#### [GIVEN EXERCISE]
Using the entries shown below, output the line containing "Give me the", the line containing "import seaborn as sns", and every line between them, exactly. Pictures are omitted.

#### [RECORDS]
= = =

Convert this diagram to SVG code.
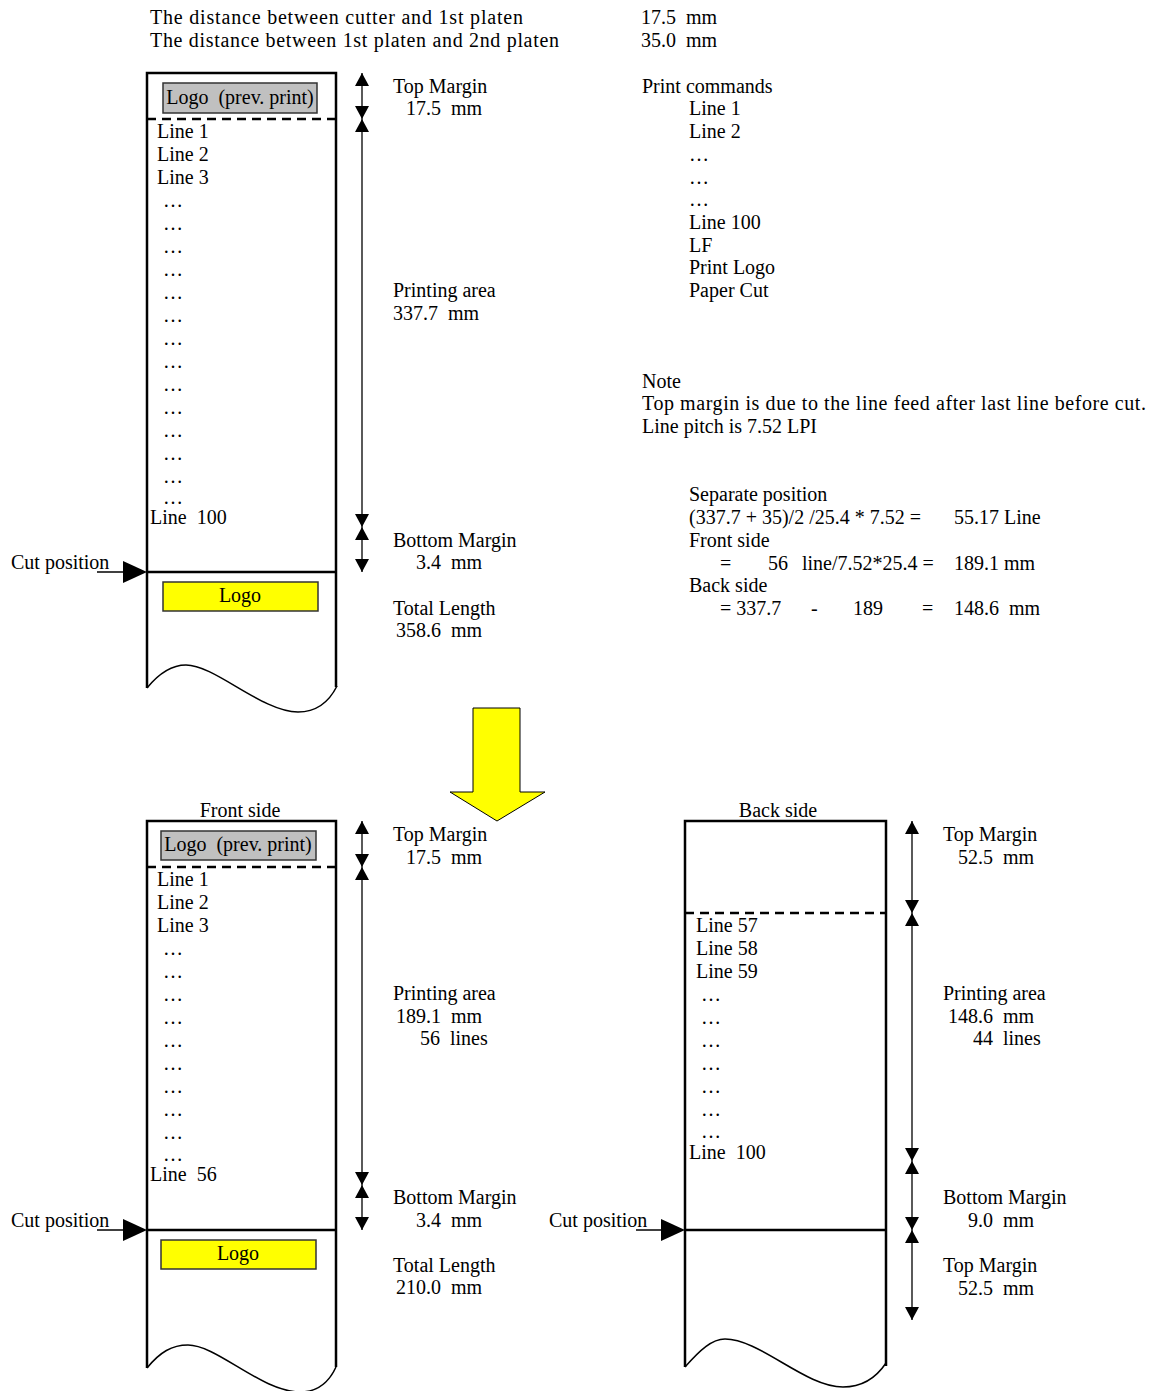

= = =

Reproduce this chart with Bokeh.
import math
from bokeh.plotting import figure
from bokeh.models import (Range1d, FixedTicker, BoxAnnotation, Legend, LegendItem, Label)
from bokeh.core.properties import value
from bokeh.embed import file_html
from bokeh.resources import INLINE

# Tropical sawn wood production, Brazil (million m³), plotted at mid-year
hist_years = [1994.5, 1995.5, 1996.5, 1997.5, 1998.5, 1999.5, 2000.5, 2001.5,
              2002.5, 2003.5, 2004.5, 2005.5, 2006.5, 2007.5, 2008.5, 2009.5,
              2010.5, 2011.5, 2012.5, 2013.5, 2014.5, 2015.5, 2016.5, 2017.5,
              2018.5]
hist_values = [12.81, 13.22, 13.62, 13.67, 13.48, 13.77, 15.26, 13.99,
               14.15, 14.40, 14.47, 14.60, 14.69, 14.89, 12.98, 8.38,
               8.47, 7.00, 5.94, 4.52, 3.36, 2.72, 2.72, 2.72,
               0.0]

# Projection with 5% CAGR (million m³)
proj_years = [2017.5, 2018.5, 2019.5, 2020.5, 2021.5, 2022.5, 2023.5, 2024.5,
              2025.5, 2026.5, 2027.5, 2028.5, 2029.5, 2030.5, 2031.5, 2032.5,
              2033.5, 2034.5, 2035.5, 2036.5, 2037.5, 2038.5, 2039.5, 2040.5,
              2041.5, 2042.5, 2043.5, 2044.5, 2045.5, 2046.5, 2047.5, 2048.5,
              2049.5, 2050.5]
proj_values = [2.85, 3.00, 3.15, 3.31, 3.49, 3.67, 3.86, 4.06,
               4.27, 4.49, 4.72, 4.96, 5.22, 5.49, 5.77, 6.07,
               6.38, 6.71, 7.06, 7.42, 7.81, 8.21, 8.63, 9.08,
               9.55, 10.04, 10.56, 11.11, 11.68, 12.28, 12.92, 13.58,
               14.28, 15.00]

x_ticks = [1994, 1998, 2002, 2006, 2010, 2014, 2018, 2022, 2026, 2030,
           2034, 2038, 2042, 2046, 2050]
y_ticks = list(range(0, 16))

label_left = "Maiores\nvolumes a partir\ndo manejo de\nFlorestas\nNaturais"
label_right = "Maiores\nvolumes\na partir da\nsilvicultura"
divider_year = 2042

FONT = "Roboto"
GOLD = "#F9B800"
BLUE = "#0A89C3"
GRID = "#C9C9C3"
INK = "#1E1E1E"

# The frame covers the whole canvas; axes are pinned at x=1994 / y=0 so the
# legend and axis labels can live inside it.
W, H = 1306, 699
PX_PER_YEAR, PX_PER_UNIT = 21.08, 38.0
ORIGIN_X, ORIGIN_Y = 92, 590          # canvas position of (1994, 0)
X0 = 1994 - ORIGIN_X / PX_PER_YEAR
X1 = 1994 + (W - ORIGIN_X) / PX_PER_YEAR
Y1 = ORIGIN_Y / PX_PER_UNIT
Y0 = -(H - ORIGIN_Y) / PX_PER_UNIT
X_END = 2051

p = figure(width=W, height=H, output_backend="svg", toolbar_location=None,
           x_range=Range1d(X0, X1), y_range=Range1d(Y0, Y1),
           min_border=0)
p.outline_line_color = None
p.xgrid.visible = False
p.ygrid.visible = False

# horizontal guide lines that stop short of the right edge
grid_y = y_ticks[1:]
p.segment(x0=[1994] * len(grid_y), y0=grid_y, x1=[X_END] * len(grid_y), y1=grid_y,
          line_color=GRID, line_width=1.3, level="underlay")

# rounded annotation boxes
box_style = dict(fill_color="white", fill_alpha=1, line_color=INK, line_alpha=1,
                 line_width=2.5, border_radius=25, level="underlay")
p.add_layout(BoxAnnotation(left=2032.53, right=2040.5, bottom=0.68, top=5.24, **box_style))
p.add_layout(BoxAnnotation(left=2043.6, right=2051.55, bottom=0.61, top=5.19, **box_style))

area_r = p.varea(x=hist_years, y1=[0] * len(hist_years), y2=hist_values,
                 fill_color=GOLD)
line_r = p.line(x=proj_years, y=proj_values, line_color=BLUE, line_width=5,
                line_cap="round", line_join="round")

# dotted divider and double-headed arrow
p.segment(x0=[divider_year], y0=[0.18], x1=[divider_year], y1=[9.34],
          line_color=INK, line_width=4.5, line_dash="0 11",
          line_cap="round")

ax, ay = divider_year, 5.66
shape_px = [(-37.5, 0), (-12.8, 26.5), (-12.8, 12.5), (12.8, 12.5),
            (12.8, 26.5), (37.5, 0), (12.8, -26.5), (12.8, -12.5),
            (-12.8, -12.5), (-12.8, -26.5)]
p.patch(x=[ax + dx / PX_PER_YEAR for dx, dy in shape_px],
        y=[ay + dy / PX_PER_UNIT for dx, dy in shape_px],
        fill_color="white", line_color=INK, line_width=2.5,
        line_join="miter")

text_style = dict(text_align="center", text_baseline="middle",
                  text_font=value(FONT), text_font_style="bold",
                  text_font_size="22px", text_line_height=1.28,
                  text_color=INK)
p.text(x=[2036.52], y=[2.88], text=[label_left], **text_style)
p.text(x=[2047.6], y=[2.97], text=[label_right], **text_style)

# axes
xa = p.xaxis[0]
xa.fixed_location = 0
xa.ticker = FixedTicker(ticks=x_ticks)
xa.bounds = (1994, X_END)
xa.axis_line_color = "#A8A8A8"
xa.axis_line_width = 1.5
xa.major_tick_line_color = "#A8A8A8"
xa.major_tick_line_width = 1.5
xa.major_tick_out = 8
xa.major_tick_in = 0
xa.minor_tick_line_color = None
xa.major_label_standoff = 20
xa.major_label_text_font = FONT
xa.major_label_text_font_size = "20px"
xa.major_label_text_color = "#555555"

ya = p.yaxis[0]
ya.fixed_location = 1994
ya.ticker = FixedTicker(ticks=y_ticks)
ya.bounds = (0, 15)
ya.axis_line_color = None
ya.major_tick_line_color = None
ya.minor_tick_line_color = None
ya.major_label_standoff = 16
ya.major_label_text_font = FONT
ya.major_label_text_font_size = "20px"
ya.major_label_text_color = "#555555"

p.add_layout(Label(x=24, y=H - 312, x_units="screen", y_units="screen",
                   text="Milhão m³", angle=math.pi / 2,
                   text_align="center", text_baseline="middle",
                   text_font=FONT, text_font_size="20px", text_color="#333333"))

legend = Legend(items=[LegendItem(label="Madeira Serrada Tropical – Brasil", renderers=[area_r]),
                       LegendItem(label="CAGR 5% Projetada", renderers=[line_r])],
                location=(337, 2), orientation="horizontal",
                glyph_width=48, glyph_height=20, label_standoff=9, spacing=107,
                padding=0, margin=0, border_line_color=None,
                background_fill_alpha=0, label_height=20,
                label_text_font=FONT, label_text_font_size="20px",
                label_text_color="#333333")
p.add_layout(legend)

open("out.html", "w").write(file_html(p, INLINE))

= = =

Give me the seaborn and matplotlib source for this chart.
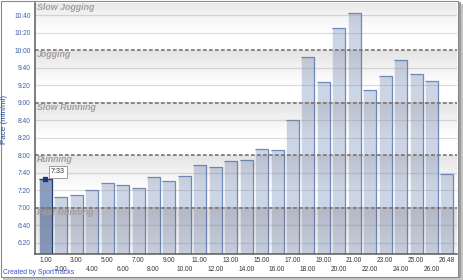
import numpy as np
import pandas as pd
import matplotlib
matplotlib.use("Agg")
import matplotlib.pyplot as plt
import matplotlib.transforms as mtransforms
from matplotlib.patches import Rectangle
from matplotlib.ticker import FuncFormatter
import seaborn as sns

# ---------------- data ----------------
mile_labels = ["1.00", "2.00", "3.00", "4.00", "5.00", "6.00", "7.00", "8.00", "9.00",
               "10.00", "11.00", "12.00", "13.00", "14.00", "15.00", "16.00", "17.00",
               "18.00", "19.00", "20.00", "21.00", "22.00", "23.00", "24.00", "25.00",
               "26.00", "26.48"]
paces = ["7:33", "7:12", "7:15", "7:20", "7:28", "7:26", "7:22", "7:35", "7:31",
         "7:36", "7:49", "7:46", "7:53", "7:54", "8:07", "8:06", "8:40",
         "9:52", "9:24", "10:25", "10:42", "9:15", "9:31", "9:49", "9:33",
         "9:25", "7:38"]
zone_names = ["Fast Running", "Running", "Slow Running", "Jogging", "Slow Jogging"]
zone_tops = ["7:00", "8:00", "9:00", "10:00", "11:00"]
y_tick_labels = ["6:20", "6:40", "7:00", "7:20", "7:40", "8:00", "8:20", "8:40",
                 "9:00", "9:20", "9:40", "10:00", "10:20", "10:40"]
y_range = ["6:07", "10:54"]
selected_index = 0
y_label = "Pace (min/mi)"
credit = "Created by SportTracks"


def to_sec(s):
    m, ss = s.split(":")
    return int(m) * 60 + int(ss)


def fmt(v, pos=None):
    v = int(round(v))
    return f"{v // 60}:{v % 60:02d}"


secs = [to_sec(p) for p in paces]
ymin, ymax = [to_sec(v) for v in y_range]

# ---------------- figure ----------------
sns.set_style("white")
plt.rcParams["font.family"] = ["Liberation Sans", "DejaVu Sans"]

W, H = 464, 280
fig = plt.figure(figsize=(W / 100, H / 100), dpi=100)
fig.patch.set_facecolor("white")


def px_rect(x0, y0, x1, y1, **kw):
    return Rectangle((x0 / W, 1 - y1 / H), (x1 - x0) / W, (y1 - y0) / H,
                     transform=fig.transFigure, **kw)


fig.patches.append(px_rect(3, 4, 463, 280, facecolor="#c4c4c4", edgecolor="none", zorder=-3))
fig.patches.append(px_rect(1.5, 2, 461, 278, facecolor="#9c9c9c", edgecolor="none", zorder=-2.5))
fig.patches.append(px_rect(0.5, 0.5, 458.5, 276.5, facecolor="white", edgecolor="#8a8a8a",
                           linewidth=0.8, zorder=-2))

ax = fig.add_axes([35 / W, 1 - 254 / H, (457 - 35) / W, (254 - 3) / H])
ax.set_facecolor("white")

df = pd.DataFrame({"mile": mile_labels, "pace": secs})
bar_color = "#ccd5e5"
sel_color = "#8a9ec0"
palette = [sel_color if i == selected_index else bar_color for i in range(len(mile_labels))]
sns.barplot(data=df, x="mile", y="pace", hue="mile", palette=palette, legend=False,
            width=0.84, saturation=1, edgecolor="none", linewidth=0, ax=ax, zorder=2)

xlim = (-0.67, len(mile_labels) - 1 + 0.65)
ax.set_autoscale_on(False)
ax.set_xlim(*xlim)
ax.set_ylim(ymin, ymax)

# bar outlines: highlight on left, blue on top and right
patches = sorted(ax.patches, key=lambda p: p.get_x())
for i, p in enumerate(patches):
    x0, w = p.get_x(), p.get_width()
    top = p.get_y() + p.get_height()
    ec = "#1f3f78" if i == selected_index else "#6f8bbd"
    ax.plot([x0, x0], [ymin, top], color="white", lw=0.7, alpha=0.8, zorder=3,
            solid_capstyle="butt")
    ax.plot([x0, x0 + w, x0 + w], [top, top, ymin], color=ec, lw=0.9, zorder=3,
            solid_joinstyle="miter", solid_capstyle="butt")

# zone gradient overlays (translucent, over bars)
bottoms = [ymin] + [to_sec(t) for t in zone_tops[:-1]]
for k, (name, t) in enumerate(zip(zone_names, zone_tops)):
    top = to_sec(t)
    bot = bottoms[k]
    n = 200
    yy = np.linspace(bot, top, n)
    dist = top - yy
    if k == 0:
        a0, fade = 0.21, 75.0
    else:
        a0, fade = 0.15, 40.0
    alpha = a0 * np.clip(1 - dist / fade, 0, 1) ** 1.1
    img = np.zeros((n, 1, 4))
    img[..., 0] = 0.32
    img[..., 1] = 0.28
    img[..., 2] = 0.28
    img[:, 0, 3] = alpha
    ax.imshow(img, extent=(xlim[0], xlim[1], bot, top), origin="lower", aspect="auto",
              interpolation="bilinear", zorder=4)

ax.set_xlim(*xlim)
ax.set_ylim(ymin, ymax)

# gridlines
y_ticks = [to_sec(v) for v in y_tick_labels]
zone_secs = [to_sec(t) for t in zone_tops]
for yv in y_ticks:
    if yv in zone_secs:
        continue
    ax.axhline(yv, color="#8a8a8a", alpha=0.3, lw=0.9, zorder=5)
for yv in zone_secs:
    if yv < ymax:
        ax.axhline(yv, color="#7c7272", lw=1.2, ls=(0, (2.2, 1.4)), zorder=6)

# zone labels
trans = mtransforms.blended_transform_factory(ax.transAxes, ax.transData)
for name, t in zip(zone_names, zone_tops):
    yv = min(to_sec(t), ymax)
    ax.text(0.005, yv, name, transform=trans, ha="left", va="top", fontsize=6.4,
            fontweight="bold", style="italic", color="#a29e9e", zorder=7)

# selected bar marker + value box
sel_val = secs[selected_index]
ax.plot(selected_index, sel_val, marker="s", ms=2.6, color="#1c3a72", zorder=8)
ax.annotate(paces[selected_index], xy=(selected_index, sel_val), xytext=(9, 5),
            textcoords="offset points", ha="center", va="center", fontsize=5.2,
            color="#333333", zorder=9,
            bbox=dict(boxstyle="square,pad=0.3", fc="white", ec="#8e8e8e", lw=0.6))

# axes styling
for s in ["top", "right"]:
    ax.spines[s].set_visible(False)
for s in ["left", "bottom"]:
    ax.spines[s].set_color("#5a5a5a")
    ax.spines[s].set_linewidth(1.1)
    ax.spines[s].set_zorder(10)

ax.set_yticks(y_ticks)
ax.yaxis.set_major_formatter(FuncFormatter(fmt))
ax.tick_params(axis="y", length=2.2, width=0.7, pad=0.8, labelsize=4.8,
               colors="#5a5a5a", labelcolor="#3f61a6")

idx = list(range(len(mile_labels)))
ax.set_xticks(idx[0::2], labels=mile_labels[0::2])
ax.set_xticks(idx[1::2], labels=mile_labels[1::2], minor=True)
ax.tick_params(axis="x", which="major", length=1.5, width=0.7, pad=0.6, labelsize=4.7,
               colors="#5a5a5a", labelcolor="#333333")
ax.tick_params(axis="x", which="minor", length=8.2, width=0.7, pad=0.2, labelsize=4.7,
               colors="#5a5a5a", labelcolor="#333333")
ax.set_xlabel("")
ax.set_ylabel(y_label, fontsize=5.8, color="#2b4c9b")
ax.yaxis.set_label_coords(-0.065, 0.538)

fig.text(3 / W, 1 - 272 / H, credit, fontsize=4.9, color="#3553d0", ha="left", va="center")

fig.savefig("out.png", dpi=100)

= = =

#### [ANSWER IN FULL]
Give me the seaborn and matplotlib source for this chart.
import numpy as np
import pandas as pd
import matplotlib
matplotlib.use("Agg")
import matplotlib.pyplot as plt
import matplotlib.transforms as mtransforms
from matplotlib.patches import Rectangle
from matplotlib.ticker import FuncFormatter
import seaborn as sns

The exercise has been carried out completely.